**Work required:** Pull out every line below that holds the word "script".

---- Given information

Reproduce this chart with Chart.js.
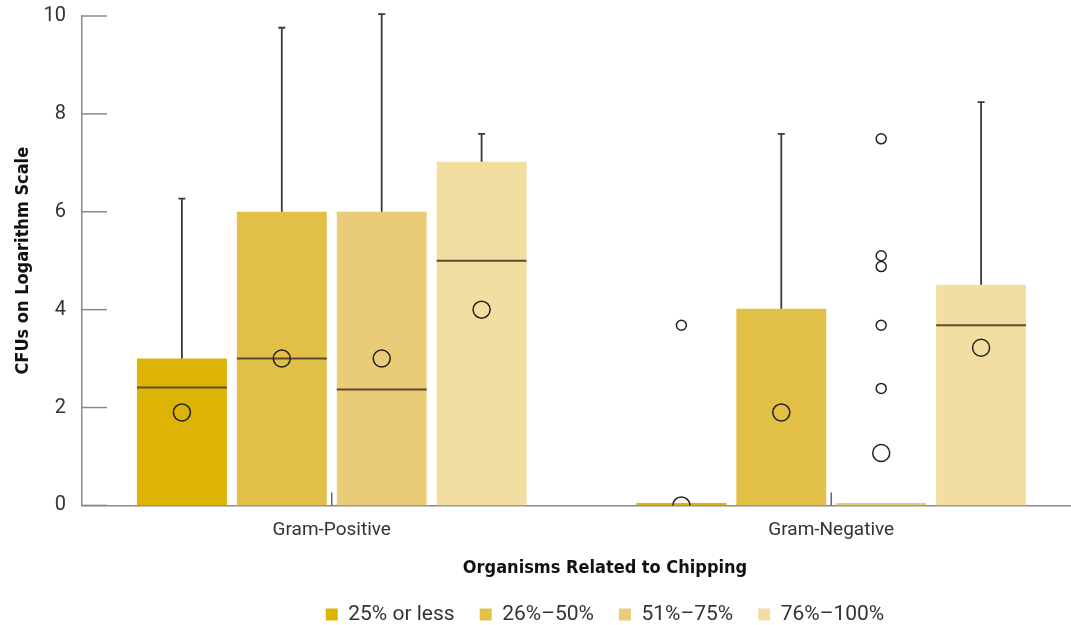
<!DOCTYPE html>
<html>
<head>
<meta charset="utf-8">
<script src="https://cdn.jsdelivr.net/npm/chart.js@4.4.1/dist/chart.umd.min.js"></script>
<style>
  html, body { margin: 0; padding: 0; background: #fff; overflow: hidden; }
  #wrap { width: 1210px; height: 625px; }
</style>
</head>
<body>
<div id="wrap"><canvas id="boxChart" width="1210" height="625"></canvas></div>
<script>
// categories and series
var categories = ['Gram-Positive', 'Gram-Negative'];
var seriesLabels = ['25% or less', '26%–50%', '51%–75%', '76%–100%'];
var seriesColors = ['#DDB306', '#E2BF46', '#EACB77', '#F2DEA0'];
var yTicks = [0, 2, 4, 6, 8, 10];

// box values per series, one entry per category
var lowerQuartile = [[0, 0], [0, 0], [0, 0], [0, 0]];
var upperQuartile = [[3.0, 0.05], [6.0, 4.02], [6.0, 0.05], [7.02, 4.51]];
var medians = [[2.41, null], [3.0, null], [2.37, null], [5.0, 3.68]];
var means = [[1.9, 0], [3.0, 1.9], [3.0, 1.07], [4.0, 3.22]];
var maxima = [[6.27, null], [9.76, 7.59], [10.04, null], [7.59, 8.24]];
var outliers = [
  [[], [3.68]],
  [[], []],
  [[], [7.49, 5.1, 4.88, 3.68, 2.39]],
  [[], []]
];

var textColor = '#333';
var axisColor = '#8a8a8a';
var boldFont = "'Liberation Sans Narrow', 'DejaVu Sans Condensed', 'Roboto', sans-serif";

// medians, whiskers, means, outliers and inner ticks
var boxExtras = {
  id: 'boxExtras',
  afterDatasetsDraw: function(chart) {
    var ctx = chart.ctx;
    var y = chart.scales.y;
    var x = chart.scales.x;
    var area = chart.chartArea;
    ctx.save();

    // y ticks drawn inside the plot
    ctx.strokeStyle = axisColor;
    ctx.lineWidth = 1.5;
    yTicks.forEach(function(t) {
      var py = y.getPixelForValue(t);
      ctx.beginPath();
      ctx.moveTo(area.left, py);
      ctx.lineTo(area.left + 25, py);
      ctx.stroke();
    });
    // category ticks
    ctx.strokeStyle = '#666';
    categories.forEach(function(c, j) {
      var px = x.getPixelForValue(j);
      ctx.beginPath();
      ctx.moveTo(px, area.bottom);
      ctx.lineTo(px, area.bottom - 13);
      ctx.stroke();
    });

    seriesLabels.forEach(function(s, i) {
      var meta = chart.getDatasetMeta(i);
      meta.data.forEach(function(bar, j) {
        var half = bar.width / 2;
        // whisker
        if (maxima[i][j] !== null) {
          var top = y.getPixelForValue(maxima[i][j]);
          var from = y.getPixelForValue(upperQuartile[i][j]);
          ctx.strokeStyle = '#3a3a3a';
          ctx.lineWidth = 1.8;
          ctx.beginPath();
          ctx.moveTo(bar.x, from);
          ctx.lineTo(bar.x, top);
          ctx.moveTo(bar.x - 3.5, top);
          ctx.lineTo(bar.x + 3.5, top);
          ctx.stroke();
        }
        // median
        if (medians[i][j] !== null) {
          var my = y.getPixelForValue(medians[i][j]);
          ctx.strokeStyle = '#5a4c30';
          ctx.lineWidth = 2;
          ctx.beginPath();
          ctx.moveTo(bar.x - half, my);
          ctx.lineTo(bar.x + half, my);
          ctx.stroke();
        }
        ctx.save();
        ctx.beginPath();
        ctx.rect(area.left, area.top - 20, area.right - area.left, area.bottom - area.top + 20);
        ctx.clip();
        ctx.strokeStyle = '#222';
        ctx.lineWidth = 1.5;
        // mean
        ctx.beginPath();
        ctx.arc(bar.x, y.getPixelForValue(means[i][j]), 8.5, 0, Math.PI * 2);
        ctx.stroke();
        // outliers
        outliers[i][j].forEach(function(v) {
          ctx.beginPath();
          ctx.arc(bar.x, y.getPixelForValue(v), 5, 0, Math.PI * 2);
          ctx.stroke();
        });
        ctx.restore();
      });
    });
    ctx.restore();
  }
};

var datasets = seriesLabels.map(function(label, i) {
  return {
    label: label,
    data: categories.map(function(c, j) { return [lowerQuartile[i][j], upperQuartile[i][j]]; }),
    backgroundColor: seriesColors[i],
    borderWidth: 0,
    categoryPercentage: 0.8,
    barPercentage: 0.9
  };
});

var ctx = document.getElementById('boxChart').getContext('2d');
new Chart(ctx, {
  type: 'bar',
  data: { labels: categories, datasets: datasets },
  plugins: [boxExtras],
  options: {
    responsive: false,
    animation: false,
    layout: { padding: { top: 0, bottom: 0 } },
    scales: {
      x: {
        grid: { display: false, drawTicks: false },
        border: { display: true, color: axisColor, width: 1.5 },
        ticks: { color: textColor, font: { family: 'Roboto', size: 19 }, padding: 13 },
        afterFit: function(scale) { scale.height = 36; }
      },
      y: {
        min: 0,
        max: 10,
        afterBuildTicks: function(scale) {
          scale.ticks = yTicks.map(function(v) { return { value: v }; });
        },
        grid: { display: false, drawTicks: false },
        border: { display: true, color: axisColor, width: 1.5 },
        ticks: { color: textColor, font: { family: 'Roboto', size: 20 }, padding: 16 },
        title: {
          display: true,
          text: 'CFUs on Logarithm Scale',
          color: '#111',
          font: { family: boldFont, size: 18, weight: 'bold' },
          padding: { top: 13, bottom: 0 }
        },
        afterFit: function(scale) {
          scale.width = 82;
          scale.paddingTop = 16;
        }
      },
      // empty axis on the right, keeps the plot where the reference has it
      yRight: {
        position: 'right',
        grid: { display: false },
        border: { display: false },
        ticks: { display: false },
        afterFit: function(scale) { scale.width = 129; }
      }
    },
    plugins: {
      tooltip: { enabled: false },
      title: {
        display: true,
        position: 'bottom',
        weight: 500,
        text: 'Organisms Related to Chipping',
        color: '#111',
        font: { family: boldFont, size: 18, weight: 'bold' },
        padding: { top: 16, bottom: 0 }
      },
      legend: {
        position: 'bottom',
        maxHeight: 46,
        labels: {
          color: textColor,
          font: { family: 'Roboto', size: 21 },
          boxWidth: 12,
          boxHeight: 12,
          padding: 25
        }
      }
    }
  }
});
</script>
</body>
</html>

--------
---- Given information

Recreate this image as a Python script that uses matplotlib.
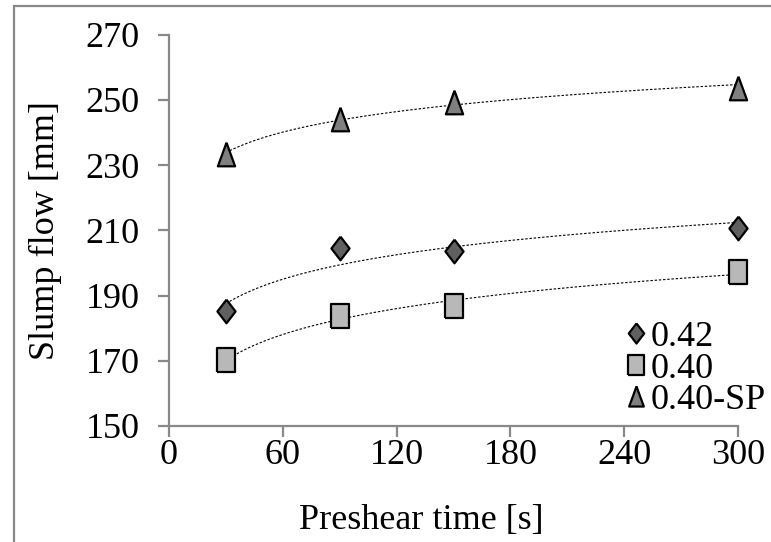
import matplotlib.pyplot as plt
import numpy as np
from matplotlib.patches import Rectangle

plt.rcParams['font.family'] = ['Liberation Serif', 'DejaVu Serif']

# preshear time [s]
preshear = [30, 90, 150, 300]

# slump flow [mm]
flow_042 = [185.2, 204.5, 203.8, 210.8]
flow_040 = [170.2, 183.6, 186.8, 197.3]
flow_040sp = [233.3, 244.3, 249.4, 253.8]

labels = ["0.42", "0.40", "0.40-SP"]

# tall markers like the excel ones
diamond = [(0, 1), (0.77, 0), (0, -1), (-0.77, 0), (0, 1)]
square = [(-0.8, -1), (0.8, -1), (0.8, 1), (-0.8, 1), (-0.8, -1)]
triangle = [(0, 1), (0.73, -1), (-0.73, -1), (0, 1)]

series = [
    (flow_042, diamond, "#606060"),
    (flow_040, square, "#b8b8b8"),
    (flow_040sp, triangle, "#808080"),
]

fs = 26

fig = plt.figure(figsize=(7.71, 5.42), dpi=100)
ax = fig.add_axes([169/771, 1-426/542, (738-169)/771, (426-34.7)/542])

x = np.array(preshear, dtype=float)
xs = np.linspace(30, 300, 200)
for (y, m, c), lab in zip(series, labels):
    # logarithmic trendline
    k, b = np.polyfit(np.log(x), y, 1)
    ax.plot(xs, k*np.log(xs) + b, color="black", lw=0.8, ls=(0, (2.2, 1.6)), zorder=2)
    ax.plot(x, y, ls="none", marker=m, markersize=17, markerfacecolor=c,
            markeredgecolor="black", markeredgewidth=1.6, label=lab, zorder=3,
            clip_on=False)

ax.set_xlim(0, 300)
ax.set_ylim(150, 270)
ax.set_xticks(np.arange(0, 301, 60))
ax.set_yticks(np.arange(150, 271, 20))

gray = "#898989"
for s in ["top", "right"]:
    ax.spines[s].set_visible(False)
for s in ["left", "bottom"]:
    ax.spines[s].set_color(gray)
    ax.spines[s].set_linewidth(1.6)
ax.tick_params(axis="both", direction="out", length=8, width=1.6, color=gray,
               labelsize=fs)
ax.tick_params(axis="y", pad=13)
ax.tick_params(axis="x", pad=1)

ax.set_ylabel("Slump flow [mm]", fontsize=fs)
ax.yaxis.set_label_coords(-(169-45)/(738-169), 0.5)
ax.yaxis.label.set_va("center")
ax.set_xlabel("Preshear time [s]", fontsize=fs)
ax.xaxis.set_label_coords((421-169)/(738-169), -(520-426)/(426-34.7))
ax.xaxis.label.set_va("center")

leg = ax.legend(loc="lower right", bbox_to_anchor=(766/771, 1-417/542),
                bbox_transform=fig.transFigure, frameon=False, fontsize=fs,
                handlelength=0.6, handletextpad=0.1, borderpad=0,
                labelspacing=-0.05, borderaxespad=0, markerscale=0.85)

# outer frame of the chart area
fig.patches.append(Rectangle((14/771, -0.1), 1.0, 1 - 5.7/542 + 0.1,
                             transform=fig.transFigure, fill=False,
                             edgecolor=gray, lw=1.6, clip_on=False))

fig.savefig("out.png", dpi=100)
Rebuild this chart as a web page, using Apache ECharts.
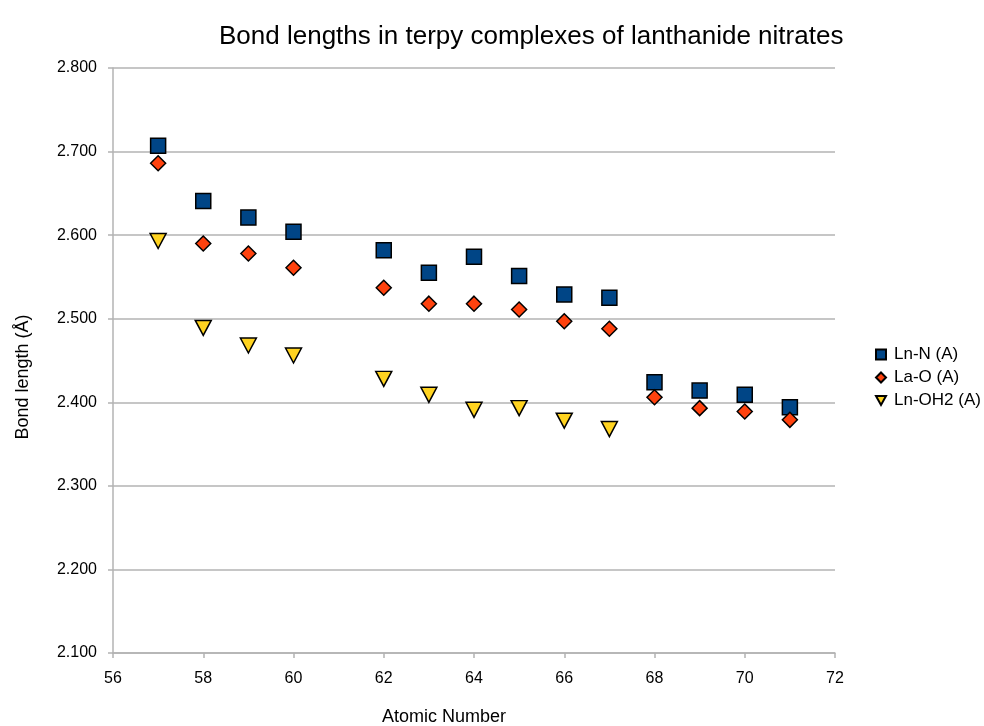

--------

**Task output:**
<script src="https://cdn.jsdelivr.net/npm/chart.js@4.4.1/dist/chart.umd.min.js"></script>
<script>
</script>
Recreate this image as a Python script that uses matplotlib.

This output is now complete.